Type of fun game intended, and if it met its goals
Storytelling varies from the use of cutscenes, to minor player actions, to taking in the environment. Scenes flash between each other in tiny vignettes and it is up to the player to pay attention to the story being unfolded before them, recounted not in text but in body language and environment. At times, the use of minor player actions feels cheap, as if the “action” mechanic is tacked onto the scene to make it interactive, rather than the interactivity feeling part of the scene.
But the best mechanic for Virginia‘s mystery plot is being able to move the camera around and absorb an unfamiliar space for yourself. In one sequence, I awoke on my bed with apparently no action to fulfill. I kept moving the camera left and right until I turned and saw a bison right next to the bed. Moments like this instill the player with a sense of authentic discovery despite a choreographed, linear sequence of events.

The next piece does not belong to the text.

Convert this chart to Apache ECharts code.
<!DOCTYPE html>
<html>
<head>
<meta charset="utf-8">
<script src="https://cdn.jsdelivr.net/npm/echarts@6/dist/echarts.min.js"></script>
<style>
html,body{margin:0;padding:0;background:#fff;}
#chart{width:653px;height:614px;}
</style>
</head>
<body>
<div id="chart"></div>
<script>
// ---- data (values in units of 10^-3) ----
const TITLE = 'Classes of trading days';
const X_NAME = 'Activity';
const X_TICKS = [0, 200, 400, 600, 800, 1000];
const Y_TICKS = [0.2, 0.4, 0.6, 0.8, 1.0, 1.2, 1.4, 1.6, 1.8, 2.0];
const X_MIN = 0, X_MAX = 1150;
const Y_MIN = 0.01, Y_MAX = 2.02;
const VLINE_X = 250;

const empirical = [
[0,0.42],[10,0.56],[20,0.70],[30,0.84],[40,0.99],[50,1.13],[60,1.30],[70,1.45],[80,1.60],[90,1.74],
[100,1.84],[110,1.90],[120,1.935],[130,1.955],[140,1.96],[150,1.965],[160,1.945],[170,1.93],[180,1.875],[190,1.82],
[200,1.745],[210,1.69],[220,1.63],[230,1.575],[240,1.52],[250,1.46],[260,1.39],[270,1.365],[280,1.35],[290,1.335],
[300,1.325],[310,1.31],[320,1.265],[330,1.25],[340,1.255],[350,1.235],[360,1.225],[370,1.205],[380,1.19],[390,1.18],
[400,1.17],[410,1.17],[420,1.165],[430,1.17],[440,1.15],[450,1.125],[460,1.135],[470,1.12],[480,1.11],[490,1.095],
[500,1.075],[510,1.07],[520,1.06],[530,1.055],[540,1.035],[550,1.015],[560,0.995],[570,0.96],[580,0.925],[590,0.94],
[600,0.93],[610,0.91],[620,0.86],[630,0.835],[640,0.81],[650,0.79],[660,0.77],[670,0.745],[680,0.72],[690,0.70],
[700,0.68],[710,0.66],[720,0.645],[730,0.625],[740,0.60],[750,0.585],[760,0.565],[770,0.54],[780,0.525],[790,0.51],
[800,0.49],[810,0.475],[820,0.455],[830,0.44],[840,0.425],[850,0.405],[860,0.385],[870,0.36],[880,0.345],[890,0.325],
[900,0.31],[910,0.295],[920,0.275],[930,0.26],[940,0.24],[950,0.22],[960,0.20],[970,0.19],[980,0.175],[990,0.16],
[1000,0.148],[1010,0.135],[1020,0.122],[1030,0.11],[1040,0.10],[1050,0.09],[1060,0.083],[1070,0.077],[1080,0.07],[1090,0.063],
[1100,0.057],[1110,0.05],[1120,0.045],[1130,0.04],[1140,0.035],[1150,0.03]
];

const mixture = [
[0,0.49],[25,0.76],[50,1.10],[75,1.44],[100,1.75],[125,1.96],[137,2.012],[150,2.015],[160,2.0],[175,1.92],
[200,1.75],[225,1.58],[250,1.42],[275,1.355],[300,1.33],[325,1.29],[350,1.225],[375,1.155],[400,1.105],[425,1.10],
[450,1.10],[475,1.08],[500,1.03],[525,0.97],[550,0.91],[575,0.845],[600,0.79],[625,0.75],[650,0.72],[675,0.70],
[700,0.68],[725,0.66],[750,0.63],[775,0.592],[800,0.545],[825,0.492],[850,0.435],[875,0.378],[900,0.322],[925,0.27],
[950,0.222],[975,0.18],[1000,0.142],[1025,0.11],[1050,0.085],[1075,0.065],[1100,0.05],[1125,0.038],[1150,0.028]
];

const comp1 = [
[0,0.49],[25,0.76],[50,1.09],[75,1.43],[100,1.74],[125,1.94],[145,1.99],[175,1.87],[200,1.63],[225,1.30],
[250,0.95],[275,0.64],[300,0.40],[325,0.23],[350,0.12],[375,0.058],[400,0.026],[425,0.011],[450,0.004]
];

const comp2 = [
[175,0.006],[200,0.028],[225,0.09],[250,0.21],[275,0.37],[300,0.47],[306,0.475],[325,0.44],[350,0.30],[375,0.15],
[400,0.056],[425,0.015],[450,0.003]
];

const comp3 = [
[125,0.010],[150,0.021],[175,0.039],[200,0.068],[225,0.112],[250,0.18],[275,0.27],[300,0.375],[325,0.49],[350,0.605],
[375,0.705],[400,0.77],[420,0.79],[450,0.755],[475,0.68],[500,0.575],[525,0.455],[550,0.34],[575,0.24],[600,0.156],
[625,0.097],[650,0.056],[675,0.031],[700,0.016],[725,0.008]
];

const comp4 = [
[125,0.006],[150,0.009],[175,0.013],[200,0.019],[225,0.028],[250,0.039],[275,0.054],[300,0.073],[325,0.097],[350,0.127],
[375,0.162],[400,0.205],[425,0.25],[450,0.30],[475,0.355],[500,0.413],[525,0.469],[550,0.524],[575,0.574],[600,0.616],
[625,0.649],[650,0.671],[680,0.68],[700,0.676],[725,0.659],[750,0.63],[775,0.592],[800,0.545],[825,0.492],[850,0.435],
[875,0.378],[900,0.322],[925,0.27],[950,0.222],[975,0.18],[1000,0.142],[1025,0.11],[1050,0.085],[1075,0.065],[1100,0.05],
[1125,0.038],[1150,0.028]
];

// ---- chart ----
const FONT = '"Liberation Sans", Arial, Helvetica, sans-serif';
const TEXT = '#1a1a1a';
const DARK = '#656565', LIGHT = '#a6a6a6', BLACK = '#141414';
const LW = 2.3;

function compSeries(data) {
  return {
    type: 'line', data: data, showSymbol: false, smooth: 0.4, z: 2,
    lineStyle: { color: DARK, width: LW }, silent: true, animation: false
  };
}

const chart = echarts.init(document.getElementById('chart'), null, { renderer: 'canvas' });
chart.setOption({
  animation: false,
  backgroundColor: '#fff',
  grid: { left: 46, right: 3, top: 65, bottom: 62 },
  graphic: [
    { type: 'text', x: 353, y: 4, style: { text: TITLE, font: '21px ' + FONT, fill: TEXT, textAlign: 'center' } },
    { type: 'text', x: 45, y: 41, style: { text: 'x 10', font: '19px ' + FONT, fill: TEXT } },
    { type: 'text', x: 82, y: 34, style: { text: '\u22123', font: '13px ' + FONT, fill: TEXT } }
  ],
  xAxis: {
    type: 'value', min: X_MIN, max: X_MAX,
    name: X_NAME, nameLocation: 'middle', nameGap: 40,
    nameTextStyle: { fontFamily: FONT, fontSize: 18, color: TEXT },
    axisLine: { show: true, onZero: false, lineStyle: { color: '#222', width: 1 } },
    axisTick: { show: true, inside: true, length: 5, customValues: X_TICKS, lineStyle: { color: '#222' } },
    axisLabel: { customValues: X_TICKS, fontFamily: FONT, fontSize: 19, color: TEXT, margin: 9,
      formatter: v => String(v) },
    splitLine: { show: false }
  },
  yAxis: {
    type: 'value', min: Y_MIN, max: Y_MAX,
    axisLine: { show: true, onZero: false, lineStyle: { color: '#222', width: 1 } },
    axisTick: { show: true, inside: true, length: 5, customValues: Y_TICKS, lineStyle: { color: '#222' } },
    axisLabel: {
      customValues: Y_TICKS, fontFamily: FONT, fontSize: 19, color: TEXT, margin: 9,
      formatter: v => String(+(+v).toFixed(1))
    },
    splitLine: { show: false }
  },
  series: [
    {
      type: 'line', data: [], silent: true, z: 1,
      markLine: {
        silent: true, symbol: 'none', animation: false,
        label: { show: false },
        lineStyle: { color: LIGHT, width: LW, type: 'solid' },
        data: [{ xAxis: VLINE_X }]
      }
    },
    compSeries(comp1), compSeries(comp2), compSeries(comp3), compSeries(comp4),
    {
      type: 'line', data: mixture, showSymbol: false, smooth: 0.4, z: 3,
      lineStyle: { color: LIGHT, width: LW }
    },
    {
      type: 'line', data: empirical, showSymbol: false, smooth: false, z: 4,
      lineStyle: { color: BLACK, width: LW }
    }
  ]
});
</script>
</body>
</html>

The “dialogue” of this interactive film is in the cinematic soundtrack. Music gives momentum to player movement, it drives me to push forward and captures how the character feels throughout their investigation. At times, a scene would wait to end for the musical downbeat (as a film editor would do), which meant that there was unappealing hangtime as I waited for a scene to transition. The star of Virginia is the atmospheric use of lighting, color, and music to get you to wanna to sink deeper into the world.
Moments of particular success or epic fails
The denouement takes a wonderful change of pace from the disorienting jump-cutting from scene to scene. Instead, we are finally put in long environments where the music and tension can build as we just walk forward. We see an extraterrestrial light emitting from a long twisty cavern, but as we move forward it only seems to move forward. This created an excellent sense of drama before the game led to…
The less exciting conclusion. We end in a rapid-fire fever dream where mysteries are left unsolved. This is all well and good, except for almost all of the game’s conclusion, you are sitting watching a screen play out a movie in front of you, and occasionally pressing up on the joystick. The sequences are aesthetically impressive, but ultimately it made me feel like as the player I couldn’t handle the script, so I wasn’t allowed to act in it.
Things you would change to make the game better
While the cutscenes make effective use of gesture to convey plot information, they can at times feel like player autonomy and freedom is being hoisted away in service of a director’s preferred choreography of events. For example, at one point you are researching your partner Maria Halperin in a database. But when you click, you find that Maria’s file is incredibly minimal, since her other file is under a different alias. As a player, you may remember (aha!) that Maria had a different surname Ortega. But whether you do or not, you’re shown a flashback to when you were shown that information and clicking on the computer automatically searches for Ortega.
As a player, I want to be able to do things and influence the game world. Minor action buttons can set pacing but do little to make me feel like I’m actually acting in the world. Virginia could have made the mystery-solving elements less like following a script, and let the player figure out what they have to do next rather than just walk forward and click when told.